While far less likely, there’s two scenarios’ remaining that are worth a short mention, these are dealing with situations where FIFO and partitioned consumption are not available, and how to deal with global ordering requirements.

While FIFO and partitioned consumption are commonly available in most popular event brokers and big cloud vendors, ordered processing is still possible without. This requires a combination of a key like order ID and event sequence numbering to indicate order. Consider this a fallback scenario since it does mean that the consumer must consume all events in the stream, and without portioned consumption you are either limited to running a single consumer instance or a centralized state store when using competing consumer instances. This can be quite impactful to performance and scalability.

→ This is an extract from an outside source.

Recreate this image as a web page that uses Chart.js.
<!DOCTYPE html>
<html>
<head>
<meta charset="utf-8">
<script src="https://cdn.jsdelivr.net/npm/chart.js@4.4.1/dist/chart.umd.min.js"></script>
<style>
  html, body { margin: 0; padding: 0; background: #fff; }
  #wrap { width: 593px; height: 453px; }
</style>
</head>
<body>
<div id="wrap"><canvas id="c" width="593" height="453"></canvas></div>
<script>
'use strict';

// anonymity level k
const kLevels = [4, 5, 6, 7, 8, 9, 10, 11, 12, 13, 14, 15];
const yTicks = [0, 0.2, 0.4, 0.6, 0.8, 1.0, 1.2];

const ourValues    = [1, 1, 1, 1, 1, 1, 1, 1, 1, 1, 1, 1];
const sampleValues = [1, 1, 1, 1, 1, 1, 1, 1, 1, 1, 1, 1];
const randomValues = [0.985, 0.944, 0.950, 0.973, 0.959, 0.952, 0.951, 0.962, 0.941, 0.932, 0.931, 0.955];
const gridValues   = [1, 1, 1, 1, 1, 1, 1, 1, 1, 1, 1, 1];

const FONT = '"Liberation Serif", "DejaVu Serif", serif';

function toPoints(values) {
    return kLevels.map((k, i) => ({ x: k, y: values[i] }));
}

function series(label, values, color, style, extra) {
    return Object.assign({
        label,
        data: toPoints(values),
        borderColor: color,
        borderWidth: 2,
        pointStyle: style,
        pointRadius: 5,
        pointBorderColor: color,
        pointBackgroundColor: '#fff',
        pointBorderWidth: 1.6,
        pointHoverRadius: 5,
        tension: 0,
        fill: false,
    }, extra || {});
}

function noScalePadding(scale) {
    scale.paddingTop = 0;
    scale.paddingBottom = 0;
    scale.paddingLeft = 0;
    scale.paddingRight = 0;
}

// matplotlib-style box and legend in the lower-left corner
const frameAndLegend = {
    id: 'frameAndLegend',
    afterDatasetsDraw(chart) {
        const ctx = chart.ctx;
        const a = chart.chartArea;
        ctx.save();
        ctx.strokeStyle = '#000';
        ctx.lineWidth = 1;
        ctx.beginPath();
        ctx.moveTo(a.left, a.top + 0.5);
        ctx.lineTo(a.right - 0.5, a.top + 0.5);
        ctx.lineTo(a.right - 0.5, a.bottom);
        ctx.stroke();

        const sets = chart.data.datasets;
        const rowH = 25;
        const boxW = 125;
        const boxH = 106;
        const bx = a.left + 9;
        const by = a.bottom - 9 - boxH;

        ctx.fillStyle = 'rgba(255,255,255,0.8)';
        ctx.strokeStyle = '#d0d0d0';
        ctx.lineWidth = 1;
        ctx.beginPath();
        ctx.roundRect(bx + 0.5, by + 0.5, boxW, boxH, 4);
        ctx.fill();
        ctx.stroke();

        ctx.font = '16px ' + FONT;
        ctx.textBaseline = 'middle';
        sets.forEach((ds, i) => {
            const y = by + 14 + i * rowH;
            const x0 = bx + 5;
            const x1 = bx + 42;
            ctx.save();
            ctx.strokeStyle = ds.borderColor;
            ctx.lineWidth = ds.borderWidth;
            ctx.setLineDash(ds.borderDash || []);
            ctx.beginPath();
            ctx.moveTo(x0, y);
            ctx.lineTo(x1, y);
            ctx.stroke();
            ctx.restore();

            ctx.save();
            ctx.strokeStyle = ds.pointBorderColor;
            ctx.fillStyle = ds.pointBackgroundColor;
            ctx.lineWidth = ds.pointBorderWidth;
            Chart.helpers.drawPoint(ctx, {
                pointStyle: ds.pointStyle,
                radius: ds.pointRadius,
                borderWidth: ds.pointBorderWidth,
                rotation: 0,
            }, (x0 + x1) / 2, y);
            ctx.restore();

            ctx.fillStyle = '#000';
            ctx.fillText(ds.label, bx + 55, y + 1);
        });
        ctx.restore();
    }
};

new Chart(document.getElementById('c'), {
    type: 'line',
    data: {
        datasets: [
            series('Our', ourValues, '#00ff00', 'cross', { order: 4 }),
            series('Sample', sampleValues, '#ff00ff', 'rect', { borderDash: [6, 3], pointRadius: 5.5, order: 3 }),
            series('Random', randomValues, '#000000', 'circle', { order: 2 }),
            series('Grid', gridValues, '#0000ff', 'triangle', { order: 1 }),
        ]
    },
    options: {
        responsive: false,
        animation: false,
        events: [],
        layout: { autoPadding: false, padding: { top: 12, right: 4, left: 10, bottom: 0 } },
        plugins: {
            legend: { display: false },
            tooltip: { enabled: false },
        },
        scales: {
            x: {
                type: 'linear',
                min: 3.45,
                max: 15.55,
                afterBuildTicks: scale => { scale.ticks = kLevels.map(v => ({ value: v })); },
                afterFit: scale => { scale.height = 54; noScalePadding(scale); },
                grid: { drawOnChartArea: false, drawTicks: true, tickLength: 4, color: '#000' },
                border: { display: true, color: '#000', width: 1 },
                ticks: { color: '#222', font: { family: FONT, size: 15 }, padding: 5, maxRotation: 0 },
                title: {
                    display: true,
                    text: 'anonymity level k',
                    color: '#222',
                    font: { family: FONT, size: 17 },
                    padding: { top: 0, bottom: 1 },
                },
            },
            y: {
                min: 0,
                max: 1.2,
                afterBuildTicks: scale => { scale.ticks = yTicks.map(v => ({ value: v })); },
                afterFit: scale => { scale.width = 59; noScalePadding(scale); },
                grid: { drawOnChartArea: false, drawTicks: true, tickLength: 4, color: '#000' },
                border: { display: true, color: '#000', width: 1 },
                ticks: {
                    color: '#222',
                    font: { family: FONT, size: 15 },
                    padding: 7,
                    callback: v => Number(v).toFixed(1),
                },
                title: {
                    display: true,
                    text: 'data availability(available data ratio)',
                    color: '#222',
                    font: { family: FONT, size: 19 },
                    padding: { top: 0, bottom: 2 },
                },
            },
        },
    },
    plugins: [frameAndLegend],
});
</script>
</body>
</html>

When there are global ordering requirements, the most common approach is to use a buffer layer implementation of some kind and implement ordering mechanics there. A common thought or inclination is to use physical time in the form of timestamps for ordering. While possible, I would not recommend relying on physical time in a distributed system since physical clocks are never perfectly synchronized across the network of systems. Rather, have a look at logical clocks like lamport clocks or vector clocks. They are explained extremely well here by Martin Klepmann. While I have not implemented these in production myself, they are a well-known concept in the distributed systems space when it comes to ordering.

To conclude, dealing with order in event flows can be challenging. While there’s plenty of mechanisms that can support, implementing it properly end-to-end requires a good understanding of each link in the chain that the event flows through.

Controlled experimentation

After reading this blog, hopefully I’ve been able to accurately communicate what challenges the event-carried state transfer pattern introduces when used. I would not recommend using this pattern for production workloads without prior experience.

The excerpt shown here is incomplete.